Paper No. 144-9
Presentation Time: 3:40 PM
COMPARATIVE GEOLOGY IN THE KUIPER BELT: PLUTO, CHARON, AND MU69 (Invited Presentation)
WHITE, O.L.1, SINGER, K.N.2, KEANE, J.T.3, MOORE, J.M.4, STERN, S.A.5, ENNICO, K.6, OLKIN, C.B.2, WEAVER, H.A.7, YOUNG, L.A.8, SPENCER, J.R.9, VERBISCER, A.J.10 and PARKER, J.Wm.11, (1)SETI Institute, 189 Bernardo Avenue, Suite 200, Mountain View, CA 94043, (2)Southwest Research Institute, 1050 Walnut St., Suite 300, Boulder, CO 80302, (3)Department of Earth Planetary and Space Sciences, University of California at Los Angeles, 595 Charles Young Drive East, Los Angeles, CA 90095, (4)NASA Ames Research Center, Moffett Field, CA 94035, (5)Space Science and Engineering Division, Southwest Research Institute, 1050 Walnut St., Boulder, CO 80302, (6)NASA Ames Research Center, Mountain View, CA 94035, (7)Southwest Research Institute, Boulder, CO 80302, (8)Lunar and Planetary Institute, Houston, TX 77058, (9)SETI Institute, Mountain View, CA, (10)University of Virginia, Charlottesville, VA 22904, (11)Southwest Research Institute, 1050 Walnut Street, Boulder, CO 80302
In the space of four years, NASA’s
New Horizons spacecraft has opened our eyes to very different worlds within the heretofore-unexplored Kuiper Belt. Pluto is a resonant trans-Neptunian object and presents a highly varied and complex surface geology that displays evidence for having been affected by both endogenic and exogenic energy sources, and which remains active through the present day. The crucial factor explaining such activity is Pluto’s retention of a variety of volatile compounds, especially nitrogen and methane ice, which can be readily mobilized by the limited sources of energy, seen most spectacularly in Sputnik Planitia,the vast, convecting sheet of nitrogen ice. Pluto’s extreme obliquity and climate cycles are powerful drivers of the migration of volatiles around the globe within its tenuous atmosphere, and intrusion of volatiles into the subsurface is likely a necessary process to explain the formation of the tentative cryovolcanic edifices named Wright and Piccard Montes. Pluto’s moon Charon is one eighth the mass of Pluto, and while it also displays evidence for geological activity in its early history, with giant fracture belts straddling the encounter hemisphere and possible cryovolcanism in the form of smooth plains at the equator, it has not retained a substantial inventory of volatiles like Pluto has, and so has been geologically inert for the majority of its history.

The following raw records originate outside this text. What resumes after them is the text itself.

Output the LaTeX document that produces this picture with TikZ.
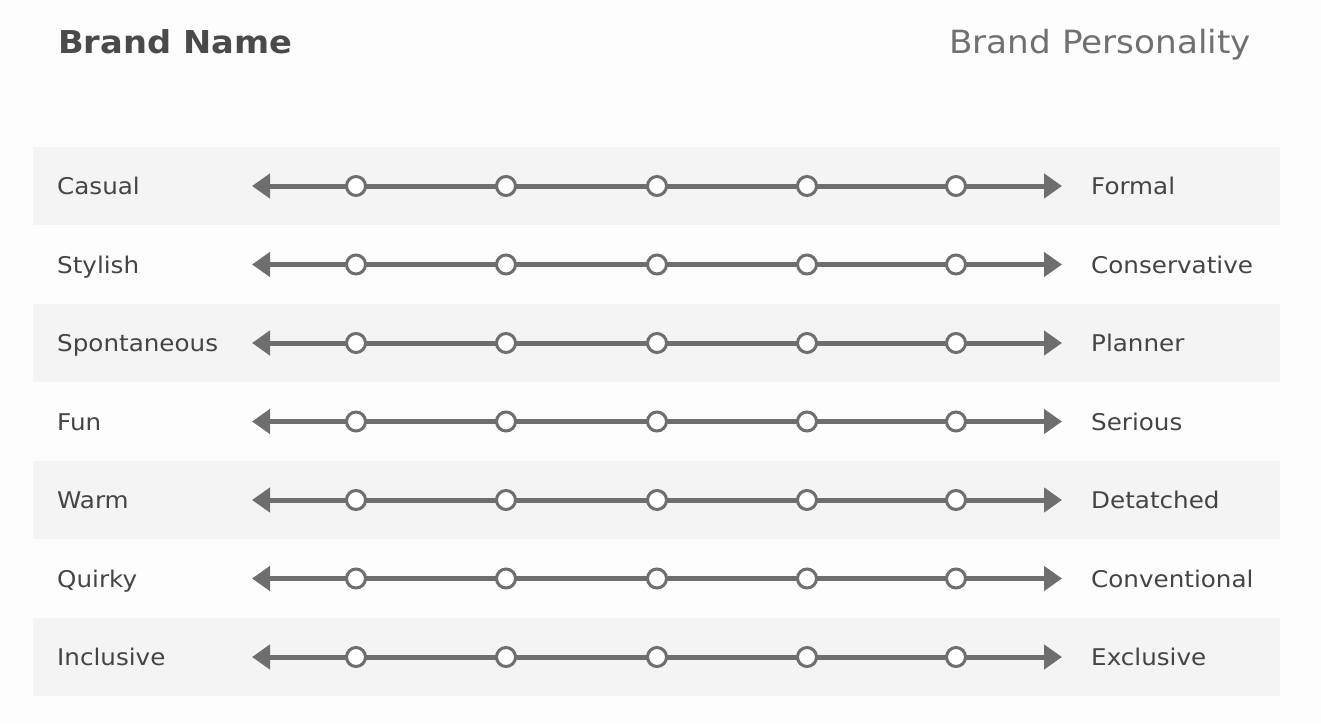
\documentclass[tikz,border=0pt]{standalone}
\usepackage{fontspec}
\setmainfont[FakeStretch=1.07]{DejaVu Sans}
\usetikzlibrary{arrows.meta}
\definecolor{bg}{HTML}{FDFDFD}
\definecolor{band}{HTML}{F4F4F4}
\definecolor{linegray}{HTML}{6E6E6E}
\definecolor{labelgray}{HTML}{444444}
\definecolor{titlegray}{HTML}{4A4A4A}
\definecolor{subgray}{HTML}{707070}
\tikzset{
  bandbox/.style={fill=band, draw=none},
  scaleline/.style={draw=linegray, line width=5pt, {Triangle[length=18pt,width=24pt]}-{Triangle[length=18pt,width=24pt]}},
  dot/.style={circle, fill=white, draw=linegray, line width=3pt, minimum size=19pt, inner sep=0pt},
  lefttext/.style={anchor=base west, text=labelgray, font=\fontsize{23}{27}\selectfont, inner sep=0pt},
  righttext/.style={anchor=base west, text=labelgray, font=\fontsize{23}{27}\selectfont, inner sep=0pt},
}
\begin{document}
\begin{tikzpicture}[x=1pt,y=-1pt]
\fill[bg] (0,0) rectangle (1321,725);
\useasboundingbox (0,0) rectangle (1321,725);
\node[anchor=base west, text=titlegray, font=\fontsize{31.5}{36}\selectfont\bfseries, inner sep=0pt] (title) at (58,54) {Brand Name};
\node[anchor=base east, text=subgray, font=\fontsize{32}{36}\selectfont, inner sep=0pt] (subtitle) at (1251,54) {Brand Personality};
\foreach \i/\l/\r in {1/Casual/Formal, 2/Stylish/Conservative, 3/Spontaneous/Planner, 4/Fun/Serious, 5/Warm/Detatched, 6/Quirky/Conventional, 7/Inclusive/Exclusive} {
  \pgfmathsetmacro{\yy}{186+78.5*(\i-1)}
  \ifodd\i
    \fill[bandbox] (33,\yy-39) rectangle (1280,\yy+39);
  \fi
  \node[lefttext] (left\i) at (57,\yy+8.5) {\l};
  \node[righttext] (right\i) at (1091,\yy+8.5) {\r};
  \coordinate (a\i) at (252,\yy);
  \coordinate (b\i) at (1062,\yy);
  \draw[scaleline] (a\i) -- (b\i);
  \foreach \k/\xx in {1/356,2/506,3/657,4/807,5/956} {
    \node[dot] (d\i-\k) at (\xx,\yy) {};
  }
}
\end{tikzpicture}
\end{document}
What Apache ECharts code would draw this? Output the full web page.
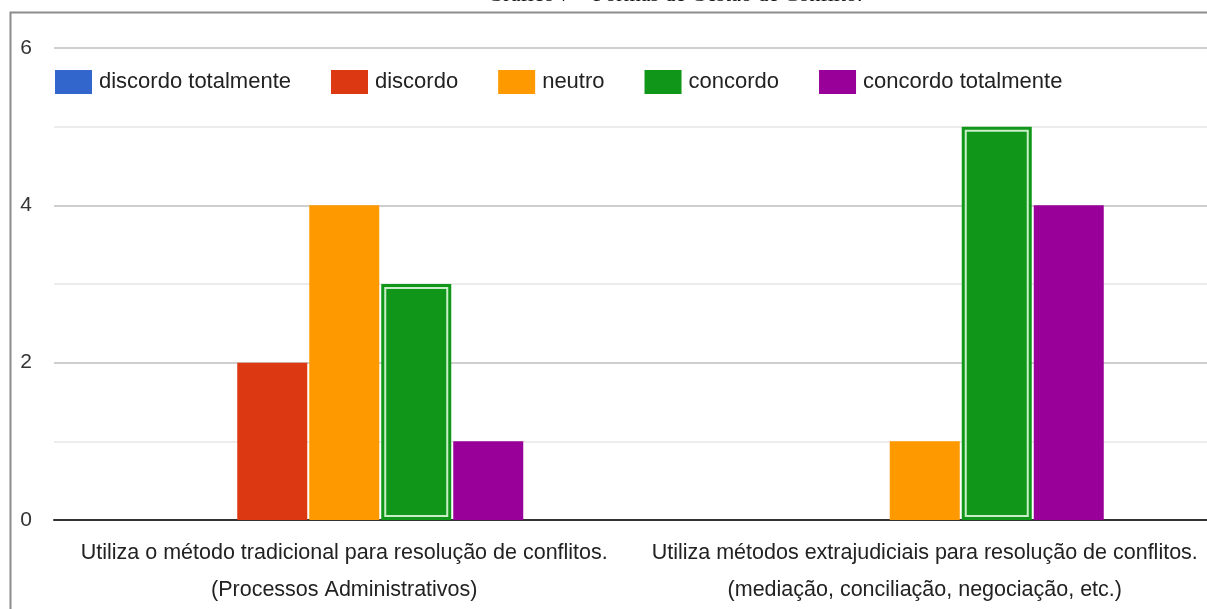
<!DOCTYPE html>
<html>
<head>
<meta charset="utf-8">
<script src="https://cdn.jsdelivr.net/npm/echarts@6/dist/echarts.min.js"></script>
<style>
  html, body { margin: 0; padding: 0; background: #fff; }
  #chart { width: 1207px; height: 609px; }
</style>
</head>
<body>
<div id="chart"></div>
<script>
// Survey answers per question, counted by response level
const categories = [
  'Utiliza o método tradicional para resolução de conflitos.\n(Processos Administrativos)',
  'Utiliza métodos extrajudiciais para resolução de conflitos.\n(mediação, conciliação, negociação, etc.)'
];
const seriesNames = ['discordo totalmente', 'discordo', 'neutro', 'concordo', 'concordo totalmente'];
const discordoTotalmente = [0, 0];
const discordo = [2, 0];
const neutro = [4, 1];
const concordo = [3, 5];
const concordoTotalmente = [1, 4];
const yTicks = [0, 2, 4, 6];
const titleText = 'Gráfico 7 – Formas de Gestão de Conflito.';

const colors = ['#3366cc', '#dc3912', '#ff9900', '#109618', '#990099'];
const values = [discordoTotalmente, discordo, neutro, concordo, concordoTotalmente];

const BAR_W = 70;
const BAR_GAP = 2;
const FONT = '"Liberation Sans", Arial, sans-serif';

const chart = echarts.init(document.getElementById('chart'));

const barSeries = seriesNames.map((name, i) => ({
  name,
  type: 'bar',
  data: values[i],
  barWidth: BAR_W,
  barGap: (BAR_GAP / BAR_W * 100) + '%',
  itemStyle: { color: colors[i] },
  emphasis: { disabled: true },
  silent: true
}));

// Inner highlight outline on the "concordo" bars (selected state look)
const highlightSeries = {
  type: 'custom',
  silent: true,
  z: 5,
  data: concordo.map((v, i) => [i, v]),
  renderItem: function (params, api) {
    const idx = api.value(0);
    const val = api.value(1);
    const top = api.coord([idx, val]);
    const base = api.coord([idx, 0]);
    const offset = (3 - 2) * (BAR_W + BAR_GAP);
    const x0 = top[0] + offset - BAR_W / 2;
    const inset = 4;
    return {
      type: 'rect',
      shape: {
        x: x0 + inset,
        y: top[1] + inset,
        width: BAR_W - inset * 2,
        height: base[1] - top[1] - inset * 2
      },
      style: { fill: null, stroke: '#c9efc9', lineWidth: 2 }
    };
  }
};

chart.setOption({
  animation: false,
  backgroundColor: '#fff',
  graphic: [
    {
      type: 'rect',
      left: 8, top: 10,
      shape: { width: 1220, height: 620 },
      style: { fill: null, stroke: '#8c8c8c', lineWidth: 2 },
      z: -1
    },
    {
      // caption sitting above the frame, mostly outside the page top
      type: 'text',
      x: 675,
      y: 6,
      style: {
        text: titleText,
        font: '22px "Liberation Serif", "DejaVu Serif", serif',
        fill: '#111',
        align: 'center',
        verticalAlign: 'bottom'
      }
    }
  ],
  legend: {
    data: seriesNames,
    left: 55,
    top: 70,
    padding: 0,
    itemWidth: 37,
    itemHeight: 24,
    itemGap: 40,
    icon: 'rect',
    textStyle: {
      fontFamily: FONT,
      fontSize: 22,
      color: '#222',
      padding: [0, 0, 0, 2]
    },
    selectedMode: false
  },
  grid: { left: 54, right: -8, top: 48, bottom: 89, outerBoundsMode: 'none' },
  xAxis: {
    type: 'category',
    data: categories,
    axisLine: { lineStyle: { color: '#333', width: 2 } },
    axisTick: { show: false },
    axisLabel: {
      fontFamily: FONT,
      fontSize: 21.5,
      color: '#222',
      lineHeight: 37,
      margin: 15,
      interval: 0
    }
  },
  yAxis: {
    type: 'value',
    min: yTicks[0],
    max: yTicks[yTicks.length - 1],
    interval: yTicks[1] - yTicks[0],
    axisLine: { show: false },
    axisTick: { show: false },
    axisLabel: {
      fontFamily: FONT,
      fontSize: 21,
      color: '#333',
      margin: 22
    },
    splitLine: { lineStyle: { color: '#cfcfcf', width: 2 } },
    minorTick: { show: false, splitNumber: 2 },
    minorSplitLine: { show: true, lineStyle: { color: '#ececec', width: 2 } }
  },
  series: [...barSeries, highlightSeries]
});
</script>
</body>
</html>
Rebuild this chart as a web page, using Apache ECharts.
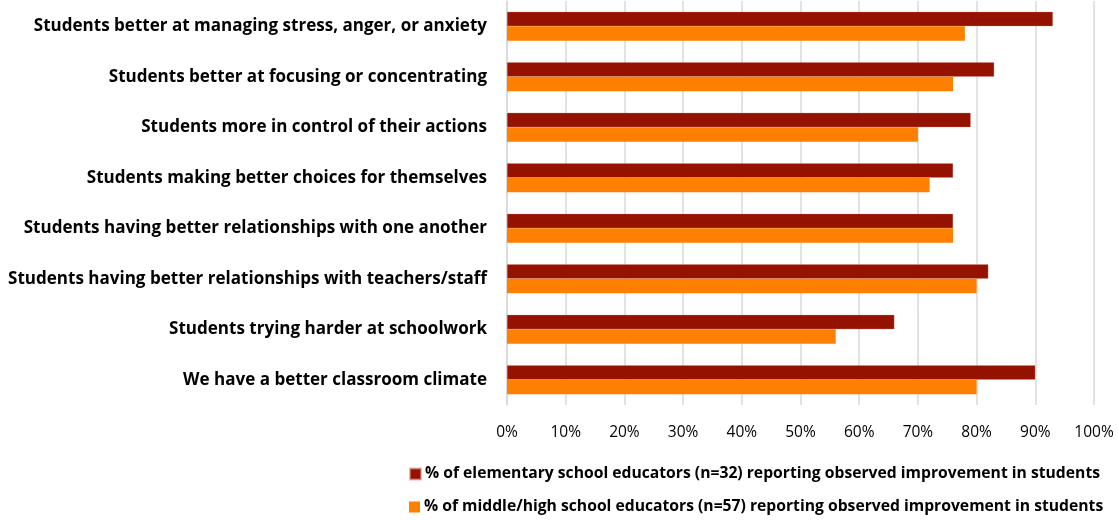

The planetesimal 2014 MU69 is a cold classical Kuiper Belt object, and unlike Pluto and Charon, has occupied an extremely distant and isolated location within the solar system since its formation. A contact binary with a long dimension of only 35 km, its shape and surface geology indicate that it is the most pristinely preserved planetary body yet seen. MU69’s lightly cratered surface attests to the very low impact rates encountered in the outer solar system, and the bulbous morphology of the larger lobe may represent accretional subunits of smaller planetesimals that formed it prior to the two lobes merging at low velocity. Nevertheless, some evidence of post-formation modification is apparent, including relatively bright material accumulating in depressions; sub-km-sized pits that may originate due to sublimation, surface collapse, or impact; and linear troughs that may indicate extension within the body.